Seventeen stolen rare books, worth an estimated $3 million, were returned Monday to the heirs of John Hay Whitney and Betsey Whitney, Manhattan District Attorney Alvin Bragg announced.

The stolen books taken from the family’s Manhasset estate, Greentree, in the 1980s include works from literary giants John Keats, Oscar Wilde and James Joyce.

The books vanished from the estate between 1982 and 1989.

In 1989, the family discovered at least 28 volumes were missing from the Whitney estate. They alerted the Nassau County Police Department, but the books were not recovered in John or Betsey's lifetime.

In January 2025, a person tried to sell the rare books to two Manhattan dealers, claiming he had inherited the books from his grandfather.

The dealers proactively ran the titles through the Art Loss Register, and then contacted police .

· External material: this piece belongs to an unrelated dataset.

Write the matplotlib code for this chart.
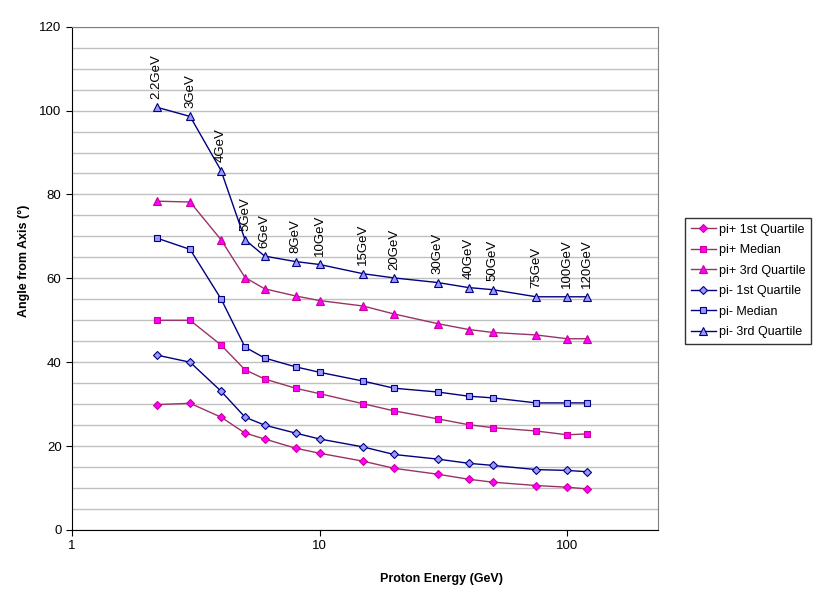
import numpy as np
import matplotlib.pyplot as plt

plt.rcParams['font.family'] = ['Liberation Sans', 'DejaVu Sans']

energy = [2.2, 3, 4, 5, 6, 8, 10, 15, 20, 30, 40, 50, 75, 100, 120]
energy_labels = ['2.2GeV', '3GeV', '4GeV', '5GeV', '6GeV', '8GeV', '10GeV', '15GeV',
                 '20GeV', '30GeV', '40GeV', '50GeV', '75GeV', '100GeV', '120GeV']

pip_q1 = [29.9, 30.2, 26.9, 23.1, 21.7, 19.5, 18.3, 16.4, 14.7, 13.3, 12.1, 11.4, 10.6, 10.2, 9.8]
pip_med = [50.0, 50.0, 44.1, 38.2, 36.0, 33.8, 32.5, 30.1, 28.4, 26.5, 25.1, 24.4, 23.6, 22.7, 22.9]
pip_q3 = [78.4, 78.2, 69.2, 60.2, 57.5, 55.8, 54.7, 53.4, 51.5, 49.2, 47.8, 47.1, 46.5, 45.6, 45.6]
pim_q1 = [41.7, 40.0, 33.1, 26.9, 25.0, 23.1, 21.7, 19.8, 18.0, 16.9, 15.9, 15.4, 14.4, 14.2, 13.9]
pim_med = [69.6, 66.9, 55.1, 43.6, 41.0, 38.9, 37.6, 35.5, 33.8, 32.9, 31.9, 31.5, 30.3, 30.3, 30.3]
pim_q3 = [100.8, 98.6, 85.7, 69.2, 65.3, 64.0, 63.3, 61.1, 60.1, 59.0, 57.8, 57.3, 55.6, 55.6, 55.6]

fig = plt.figure(figsize=(8.22, 6), dpi=100)
ax = fig.add_axes([0.0876, 0.1167, 0.7129, 0.8388])

plus_line = '#993366'
plus_face = '#FF00FF'
minus_line = '#000080'
minus_face = '#9999FF'

series = [
    (pip_q1, 'pi+ 1st Quartile', 'D', plus_line, plus_face, 4.5),
    (pip_med, 'pi+ Median', 's', plus_line, plus_face, 5),
    (pip_q3, 'pi+ 3rd Quartile', '^', plus_line, plus_face, 5.5),
    (pim_q1, 'pi- 1st Quartile', 'D', minus_line, minus_face, 4.5),
    (pim_med, 'pi- Median', 's', minus_line, minus_face, 5),
    (pim_q3, 'pi- 3rd Quartile', '^', minus_line, minus_face, 5.5),
]
for vals, name, mk, lc, fc, ms in series:
    ax.plot(energy, vals, color=lc, lw=1, marker=mk, markersize=ms,
            markerfacecolor=fc, markeredgecolor=lc if fc == minus_face else '#CC0099',
            markeredgewidth=0.8, label=name, zorder=3)

# energy labels above the pi- 3rd quartile points
for e, v, t in zip(energy, pim_q3, energy_labels):
    ax.annotate(t, (e, v), xytext=(0, 6), textcoords='offset points',
                rotation=90, ha='center', va='bottom', fontsize=9.5)

ax.set_xscale('log')
ax.set_xlim(1, 233)
ax.set_ylim(0, 120)
ax.set_yticks(np.arange(0, 121, 20))
ax.set_yticks(np.arange(0, 121, 5), minor=True)
ax.set_xticks([1, 10, 100])
ax.set_xticklabels(['1', '10', '100'])
ax.xaxis.set_minor_locator(plt.NullLocator())
ax.grid(True, which='both', axis='y', color='#C0C0C0', lw=1)
ax.set_axisbelow(True)
ax.tick_params(axis='y', which='minor', length=0)
ax.tick_params(axis='both', which='major', length=4, direction='out', labelsize=9.5, color='black')

ax.spines['left'].set_color('black')
ax.spines['bottom'].set_color('black')
ax.spines['top'].set_color('#808080')
ax.spines['right'].set_color('#808080')

ax.set_xlabel('Proton Energy (GeV)', fontsize=9, fontweight='bold')
ax.xaxis.set_label_coords(0.631, -0.085)
ax.set_ylabel('Angle from Axis (°)', fontsize=9, fontweight='bold')
ax.yaxis.set_label_coords(-0.0717, 0.534)

leg = ax.legend(loc='center left', bbox_to_anchor=(1.046, 0.495), borderaxespad=0,
                fontsize=9, frameon=True, fancybox=False, edgecolor='black',
                handlelength=2.0, borderpad=0.45, labelspacing=0.68, handletextpad=0.3)
leg.get_frame().set_linewidth(1)

fig.savefig('out.png', dpi=100)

In 2025 and 2026, authorities executed six search warrants, leading to the recovery of the 17 stolen volumes, which were turned over to the Whitney heirs after an order by a New York Supreme Court judge.

The Whitney family is among Long Island’s most prominent families.

John Hay Whitney was a decorated World War II veteran, publisher of the New York Herald Tribune, president of the Museum of Modern Art and ambassador to the United Kingdom. His wife, Betsey, was a philanthropist who established the Greentree Foundation.

He was also a passionate art collector, who inherited hundreds of rare books from his mother, poet Helen Hay.

Among the books recovered is a collection of 37 love letters written by Keats to his fiancée Fanny Brawne. The edition has eight of the original handwritten letters, including the first letter he ever wrote to her.

Upon her death, Brawne gave the letters to her children, who sold them at auction in 1885.

Their sale inspired Wilde to write a sonnet called "On the Sale By Auction of Keats' Love Letters."